Se o cinema vem sendo dominado pelos heróis, a televisão americana tem sido o reduto do chamado “true crime”, com adaptações de livros, artigos e podcasts sobre casos envolvendo assassinato ou falcatrua. Parece que dramatizar um crime real, que já foi retratado em documentário ou amplamente discutido, é a única forma de abordar assuntos adultos.
Apenas em 2022, tivemos a minissérie “The Staircase” (baseada no documentário homônimo), “The Girl from Plainview” (baseada no documentário “Eu te Amo, Agora Morra”), “Inventing Anna” (sobre a herdeira farsante), “The Dropout” (sobre a empreendedora farsante e também tema de documentário), “Candy”, “Under the Banner of Heaven” etc…
Eis que surge a fictícia “Shining Girls”, da Apple TV+, sobre a caçada a um serial killer de mulheres, mas com um criativo elemento sobrenatural: viagem no tempo.

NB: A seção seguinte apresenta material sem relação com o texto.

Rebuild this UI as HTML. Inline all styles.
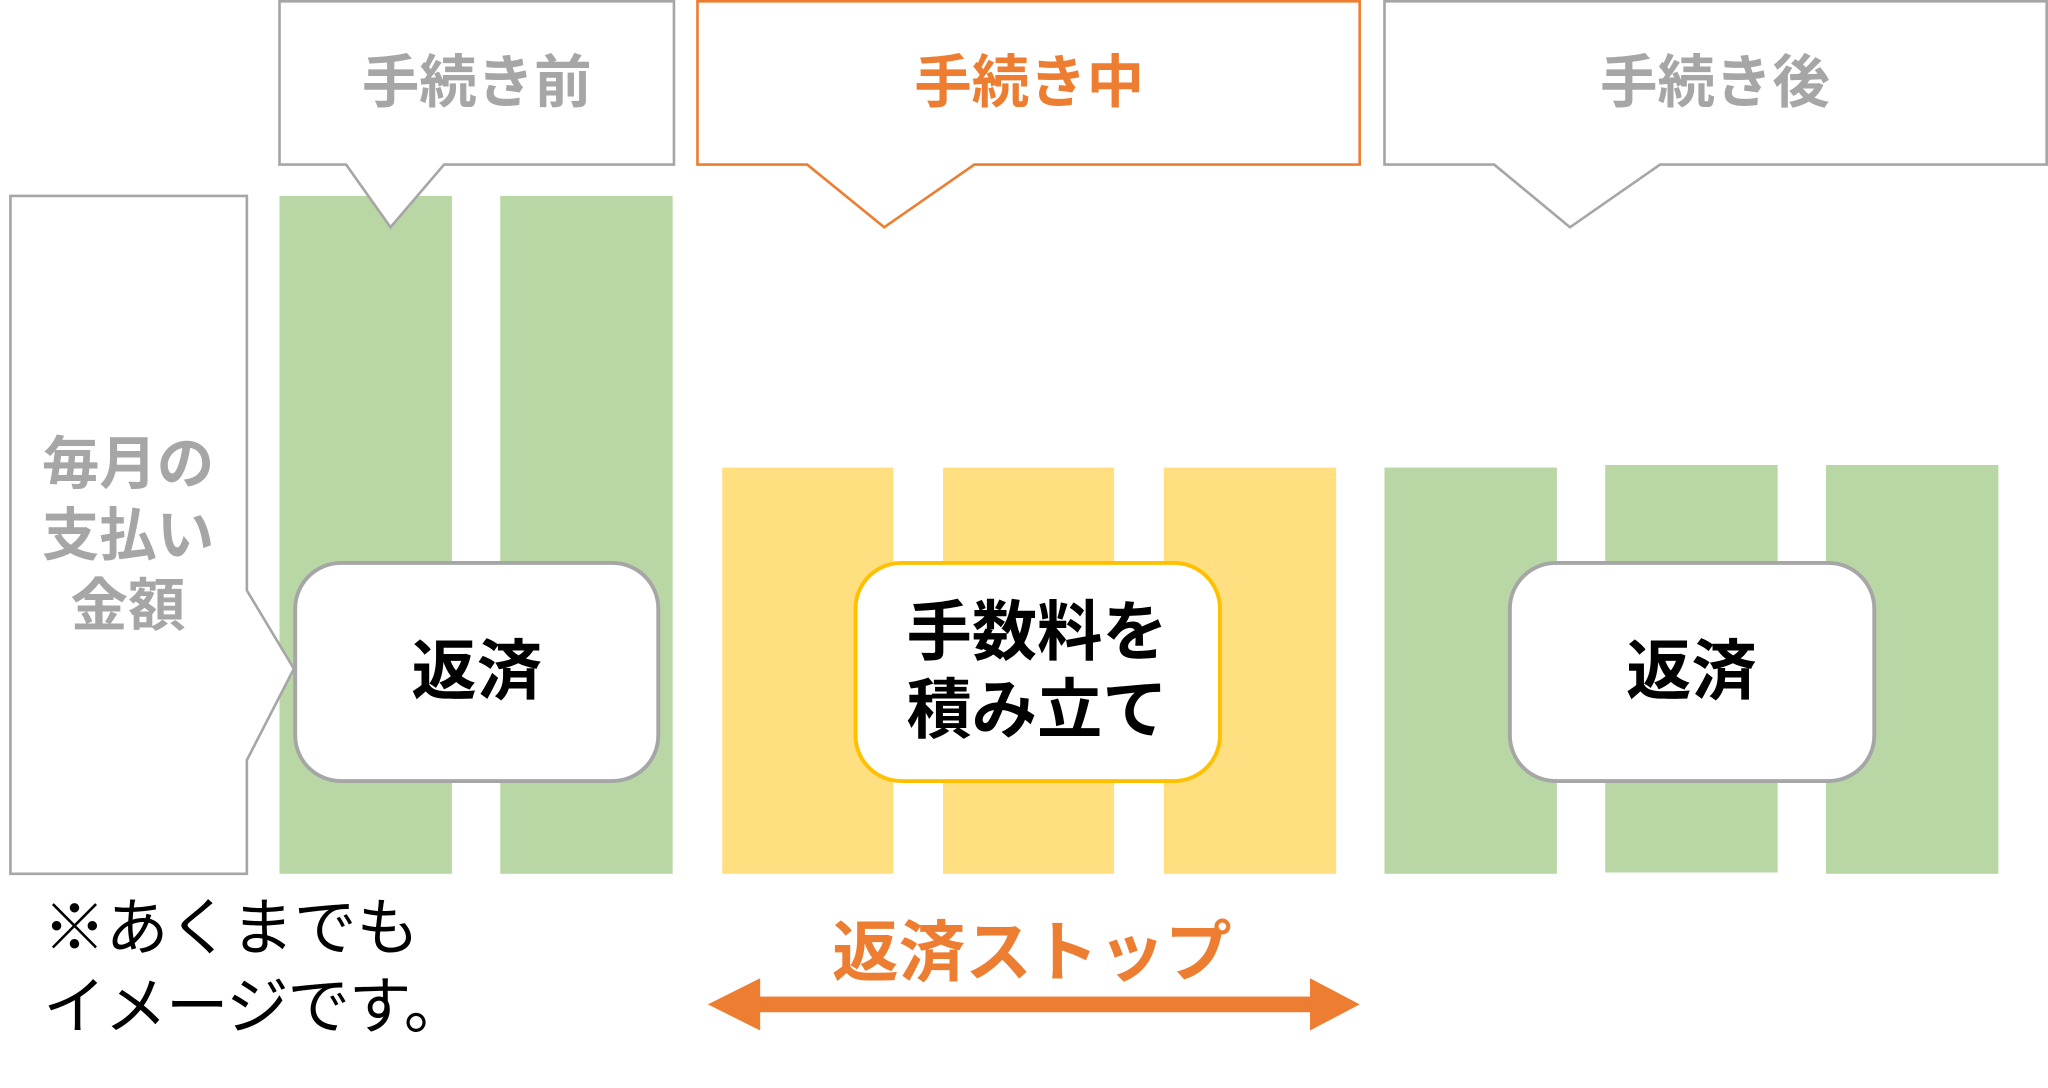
<!DOCTYPE html>
<html><head><meta charset="utf-8"><style>html,body{margin:0;padding:0;background:#fff}svg{display:block}</style></head>
<body>
<svg width="2048" height="1088" viewBox="0 0 1568 833" preserveAspectRatio="none" xmlns="http://www.w3.org/2000/svg" font-family="'Liberation Sans','Noto Sans CJK JP',sans-serif">
<rect width="1568" height="833" fill="#fff"/>
<g fill="#b9d7a5">
<rect x="214" y="150" width="132" height="519"/>
<rect x="383" y="150" width="132" height="519"/>
<rect x="1060" y="358" width="132" height="311"/>
<rect x="1229" y="356" width="132" height="312"/>
<rect x="1398" y="356" width="132" height="313"/>
</g>
<g fill="#ffdf80">
<rect x="553" y="358" width="131" height="311"/>
<rect x="722" y="358" width="131" height="311"/>
<rect x="891" y="358" width="132" height="311"/>
</g>
<path d="M8 150 H189 V452 L225 512 L189 582 V669 H8 Z" fill="#fff" stroke="#a6a6a6" stroke-width="2"/>
<g fill="#a6a6a6" font-weight="bold" font-size="44" text-anchor="middle">
<text x="98" y="370">毎月の</text>
<text x="98" y="425">支払い</text>
<text x="98" y="479">金額</text>
</g>
<path d="M214 1 H516 V126 H340 L299 174 L265 126 H214 Z" fill="#fff" stroke="#a6a6a6" stroke-width="2"/>
<path d="M534 1 H1041 V126 H746 L677 174 L618 126 H534 Z" fill="#fff" stroke="#ed7d31" stroke-width="2"/>
<path d="M1060 1 H1567 V126 H1271 L1202 174 L1144 126 H1060 Z" fill="#fff" stroke="#a6a6a6" stroke-width="2"/>
<g font-weight="bold" font-size="44" text-anchor="middle">
<text x="365" y="78" fill="#a6a6a6">手続き前</text>
<text x="788" y="78" fill="#ed7d31">手続き中</text>
<text x="1313" y="78" fill="#a6a6a6">手続き後</text>
</g>
<rect x="226" y="431" width="278" height="167" rx="35" fill="#fff" stroke="#a6a6a6" stroke-width="3"/>
<rect x="655" y="431" width="279" height="167" rx="35" fill="#fff" stroke="#ffc000" stroke-width="3"/>
<rect x="1156" y="431" width="279" height="167" rx="35" fill="#fff" stroke="#a6a6a6" stroke-width="3"/>
<g font-weight="bold" font-size="50" text-anchor="middle" fill="#000">
<text x="365" y="531">返済</text>
<text x="1295" y="531">返済</text>
<text x="794" y="501">手数料を</text>
<text x="794" y="561">積み立て</text>
</g>
<g font-size="48" fill="#000">
<text x="33" y="727">※あくまでも</text>
<text x="33" y="787" letter-spacing="-1">イメージです。</text>
</g>
<text x="790" y="747" font-size="51" font-weight="bold" fill="#ed7d31" text-anchor="middle">返済ストップ</text>
<rect x="578" y="763" width="430" height="12" fill="#ed7d31"/>
<path d="M542 769 L582 749 L582 789 Z" fill="#ed7d31"/>
<path d="M1041 769 L1003 749 L1003 789 Z" fill="#ed7d31"/>
</svg>
</body></html>
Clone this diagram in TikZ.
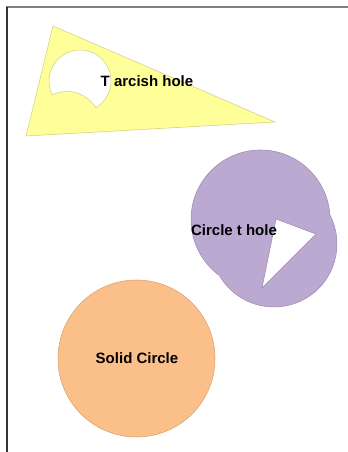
\documentclass[tikz,border=0pt]{standalone}
\usepackage{fontspec}
\setmainfont{Liberation Sans}
\definecolor{jaune}{HTML}{FFFF99}
\definecolor{jauneBord}{HTML}{CFCF84}
\definecolor{mauve}{HTML}{BBA9D1}
\definecolor{mauveBord}{HTML}{9C8BB4}
\definecolor{orange}{HTML}{FBC08A}
\definecolor{orangeBord}{HTML}{D6A071}
\definecolor{cadreHaut}{HTML}{7F7F7F}
\definecolor{cadreGauche}{HTML}{333333}

\begin{document}
\begin{tikzpicture}[x=0.75pt, y=-0.75pt,
    forme/.style={line width=0.4pt, even odd rule},
    etiquette/.style={font=\bfseries\fontsize{11.25}{13}\selectfont, inner sep=0pt}
  ]
  \useasboundingbox (0,0) rectangle (348,452);

  % cadre
  \draw[cadreHaut, line width=1.5pt] (6,7) -- (348,7);
  \draw[cadreGauche, line width=1.5pt] (6.5,7) -- (6.5,452);

  % triangle avec trou
  \filldraw[forme, fill=jaune, draw=jauneBord]
    (53,26) -- (26,136) -- (275,122) -- cycle
    (52.3,94.9) arc[start angle=153.4, end angle=419.5, radius=31]
      arc[start angle=-31.1, end angle=-116, radius=33.5] -- cycle;

  % deux cercles avec trou
  \filldraw[forme, fill=mauve, draw=mauveBord]
    (329.85,214.84) arc[start angle=-3.84, end angle=-233.8, radius=69.5]
      arc[start angle=149.9, end angle=-27.6, radius=63] -- cycle
    (276,219) -- (316,234) -- (262,288) -- cycle;

  % cercle plein
  \filldraw[forme, fill=orange, draw=orangeBord] (136.5,358.5) circle[radius=78.5];

  \node[etiquette] (trou) at (147,81) {T arcish hole};
  \node[etiquette] (cercleTrou) at (234,230) {Circle t hole};
  \node[etiquette] (cercle) at (137,358) {Solid Circle};
\end{tikzpicture}
\end{document}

Criada por Silka Luisa, a série não se concentra no criminoso ou no suposto detetive que irá investigar o caso, mas em uma de suas vítimas, a sobrevivente Kirby, vivida por Elizabeth Moss.
A mudança de perspectiva é bem-vinda, considerando que o gênero do “true crime”, apesar de ser majoritariamente consumido por um público feminino, estimula um certo endeusamento de figuras horrendas como Jack o Estripador, Zodíaco ou Ted Bundy – às custas das centenas de mulheres vitimizadas, que nunca são lembradas pelos nomes.
Desde que foi atacada, Kirby mantém um caderno com anotações básicas sobre quem ela é, onde mora, onde trabalha, porque tudo parece mudar constantemente. Seus cabelos mudam sem que ela se lembre de cortá-los, seu apartamento vai parar em outro andar do prédio. É como se o trauma tivesse fragmentado a própria realidade.
Para ajudar na captura do assassino, interpretado com frieza assustadora pelo ator britânico Jamie Bell, e dar fim a esses supostos lapsos de memória, Kirby conta com a experiência do jornalista Dan Velazquez (o brasileiríssimo Wagner Moura, intercalando falas em inglês, espanhol e português), um pai solteiro que sofre de alcoolismo.
“Shining Girls” não faz questão de segurar a mão do espectador para explicar o que está acontecendo. Os primeiros episódios podem parecer herméticos, mas a persistência com a série é recompensada por um capítulo final bastante catártico, em que Kirby deixa de ser a vítima fragilizada e toma posse de quem ela verdadeiramente é – um bálsamo contra o “true crime”.